• Directive
Below are records. Copy every line with "this" in it.
━━━━━━━━━━━━━━━━━━━━━━━━━━━━━━
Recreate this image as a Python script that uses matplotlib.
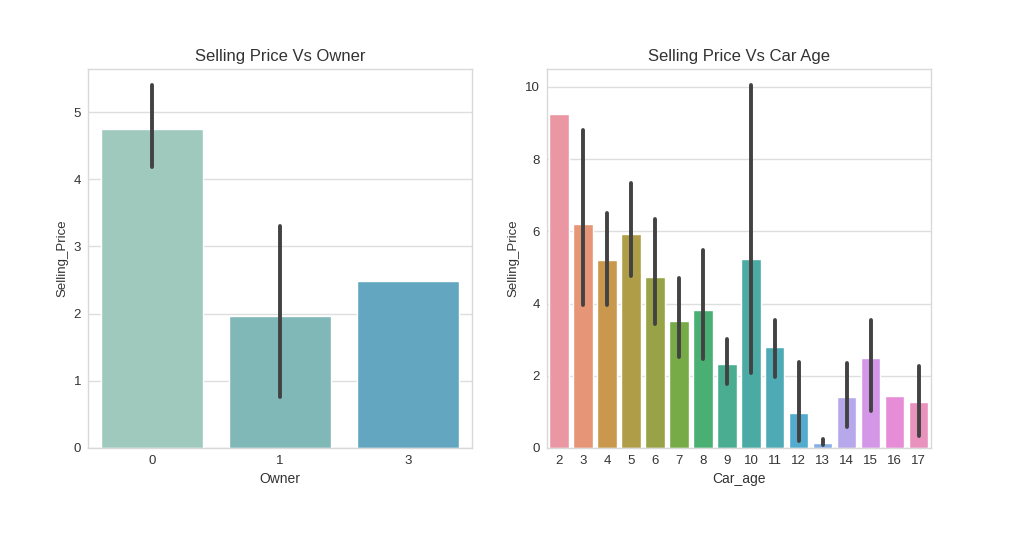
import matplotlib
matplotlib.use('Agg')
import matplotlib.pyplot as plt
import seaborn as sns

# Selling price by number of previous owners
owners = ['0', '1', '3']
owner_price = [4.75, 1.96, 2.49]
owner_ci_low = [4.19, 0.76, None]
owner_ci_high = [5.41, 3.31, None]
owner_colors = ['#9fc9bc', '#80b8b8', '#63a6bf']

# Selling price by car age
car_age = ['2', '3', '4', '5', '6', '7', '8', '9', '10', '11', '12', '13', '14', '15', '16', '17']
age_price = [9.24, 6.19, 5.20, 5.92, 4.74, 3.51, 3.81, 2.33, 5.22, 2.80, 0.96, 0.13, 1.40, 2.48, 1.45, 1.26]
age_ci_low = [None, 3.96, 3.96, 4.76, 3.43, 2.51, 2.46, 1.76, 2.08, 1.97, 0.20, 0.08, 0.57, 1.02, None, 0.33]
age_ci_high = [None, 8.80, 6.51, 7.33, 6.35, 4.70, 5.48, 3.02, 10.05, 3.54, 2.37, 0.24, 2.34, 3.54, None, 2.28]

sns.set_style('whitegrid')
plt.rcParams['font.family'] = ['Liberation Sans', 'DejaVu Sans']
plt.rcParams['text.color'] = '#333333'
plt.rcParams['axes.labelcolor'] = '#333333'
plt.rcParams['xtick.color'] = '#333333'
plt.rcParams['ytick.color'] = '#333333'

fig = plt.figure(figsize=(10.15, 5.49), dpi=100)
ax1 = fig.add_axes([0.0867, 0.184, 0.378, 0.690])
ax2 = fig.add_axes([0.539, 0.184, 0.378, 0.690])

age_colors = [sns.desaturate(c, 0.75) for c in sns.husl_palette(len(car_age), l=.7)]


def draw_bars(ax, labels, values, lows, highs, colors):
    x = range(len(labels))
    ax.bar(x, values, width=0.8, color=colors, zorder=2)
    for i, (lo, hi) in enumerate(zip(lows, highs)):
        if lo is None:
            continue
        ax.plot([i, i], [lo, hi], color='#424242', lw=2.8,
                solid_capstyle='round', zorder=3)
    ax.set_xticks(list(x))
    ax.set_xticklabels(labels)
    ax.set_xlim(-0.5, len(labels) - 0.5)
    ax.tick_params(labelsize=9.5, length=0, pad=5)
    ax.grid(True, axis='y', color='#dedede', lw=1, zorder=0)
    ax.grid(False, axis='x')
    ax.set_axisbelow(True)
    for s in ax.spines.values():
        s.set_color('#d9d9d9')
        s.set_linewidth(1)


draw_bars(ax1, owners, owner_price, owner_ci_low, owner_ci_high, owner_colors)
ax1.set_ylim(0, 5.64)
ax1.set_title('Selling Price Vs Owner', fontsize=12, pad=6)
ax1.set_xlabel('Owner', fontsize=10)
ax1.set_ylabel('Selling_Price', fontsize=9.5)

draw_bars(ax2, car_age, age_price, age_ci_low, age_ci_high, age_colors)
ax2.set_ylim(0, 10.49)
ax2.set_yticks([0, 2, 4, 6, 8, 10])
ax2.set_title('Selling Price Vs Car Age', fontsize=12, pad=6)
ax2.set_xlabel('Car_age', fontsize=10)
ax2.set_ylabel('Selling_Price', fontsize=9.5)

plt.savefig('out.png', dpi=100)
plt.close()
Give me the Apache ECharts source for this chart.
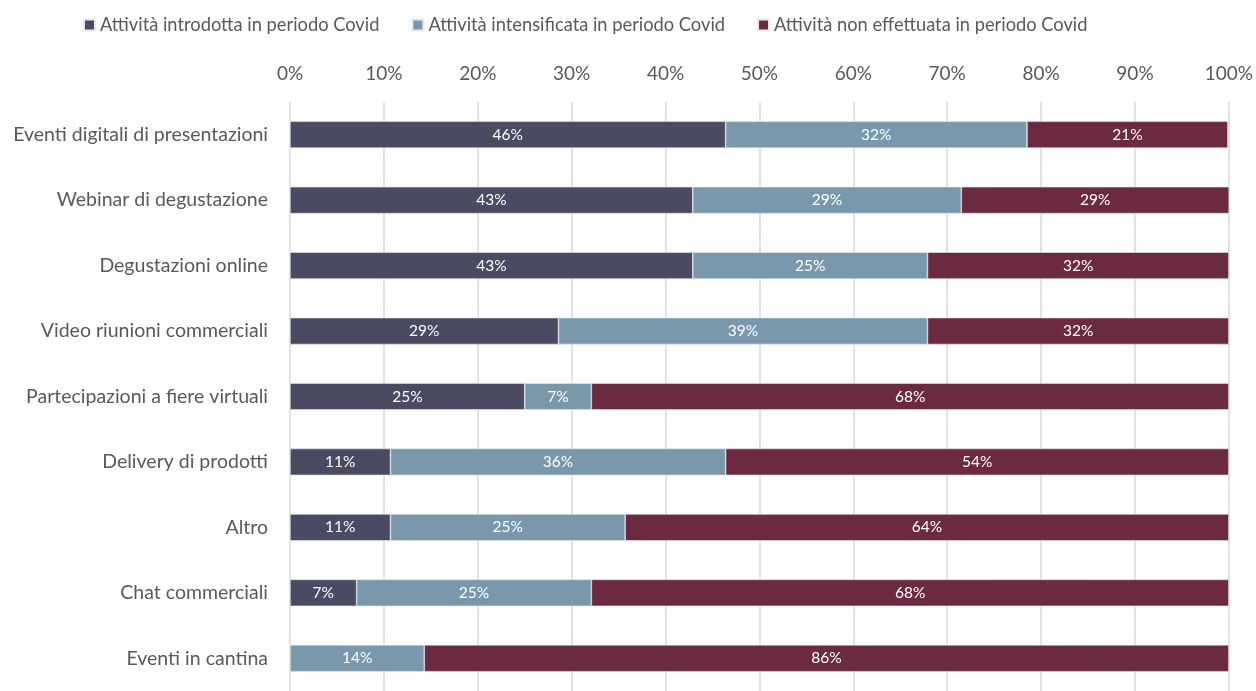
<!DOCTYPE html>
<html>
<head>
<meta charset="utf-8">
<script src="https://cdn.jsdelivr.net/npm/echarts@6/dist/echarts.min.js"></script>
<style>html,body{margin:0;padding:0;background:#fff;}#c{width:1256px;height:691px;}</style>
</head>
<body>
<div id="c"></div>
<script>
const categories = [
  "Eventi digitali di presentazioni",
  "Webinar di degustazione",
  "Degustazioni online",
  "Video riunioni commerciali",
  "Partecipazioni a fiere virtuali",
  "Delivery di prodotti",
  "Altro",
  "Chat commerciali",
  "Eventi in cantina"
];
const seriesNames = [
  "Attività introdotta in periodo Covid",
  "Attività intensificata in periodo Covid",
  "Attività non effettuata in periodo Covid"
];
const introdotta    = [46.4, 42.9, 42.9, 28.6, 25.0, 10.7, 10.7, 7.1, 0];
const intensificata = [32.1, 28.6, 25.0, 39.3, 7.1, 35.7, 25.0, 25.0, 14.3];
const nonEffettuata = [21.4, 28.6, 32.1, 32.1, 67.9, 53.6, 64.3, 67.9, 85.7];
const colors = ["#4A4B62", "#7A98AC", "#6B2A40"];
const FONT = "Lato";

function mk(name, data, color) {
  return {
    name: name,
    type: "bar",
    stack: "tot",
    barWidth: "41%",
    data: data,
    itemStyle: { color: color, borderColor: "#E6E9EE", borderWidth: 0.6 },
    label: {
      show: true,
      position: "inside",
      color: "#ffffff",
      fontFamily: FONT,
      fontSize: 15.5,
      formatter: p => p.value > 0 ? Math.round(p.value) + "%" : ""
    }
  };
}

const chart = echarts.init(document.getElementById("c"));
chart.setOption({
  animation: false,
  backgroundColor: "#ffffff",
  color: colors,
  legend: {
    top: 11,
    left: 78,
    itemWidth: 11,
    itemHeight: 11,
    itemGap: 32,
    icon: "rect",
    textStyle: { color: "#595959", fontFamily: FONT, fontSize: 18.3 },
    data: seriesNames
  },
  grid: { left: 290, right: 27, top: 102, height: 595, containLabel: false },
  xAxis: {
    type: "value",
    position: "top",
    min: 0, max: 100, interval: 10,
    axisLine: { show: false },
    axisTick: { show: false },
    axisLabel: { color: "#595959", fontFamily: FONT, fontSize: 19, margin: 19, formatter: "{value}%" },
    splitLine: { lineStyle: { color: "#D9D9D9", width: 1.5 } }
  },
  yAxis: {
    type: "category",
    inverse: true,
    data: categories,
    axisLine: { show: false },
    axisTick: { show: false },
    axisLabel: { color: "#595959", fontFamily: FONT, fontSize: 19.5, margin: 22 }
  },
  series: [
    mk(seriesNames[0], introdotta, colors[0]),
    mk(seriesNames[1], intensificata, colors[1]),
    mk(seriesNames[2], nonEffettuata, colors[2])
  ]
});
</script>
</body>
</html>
━━━━━━━━━━━━━━━━━━━━━━━━━━━━━━
• Reply to the exercise
Recreate this image as a Python script that uses matplotlib.
Give me the Apache ECharts source for this chart.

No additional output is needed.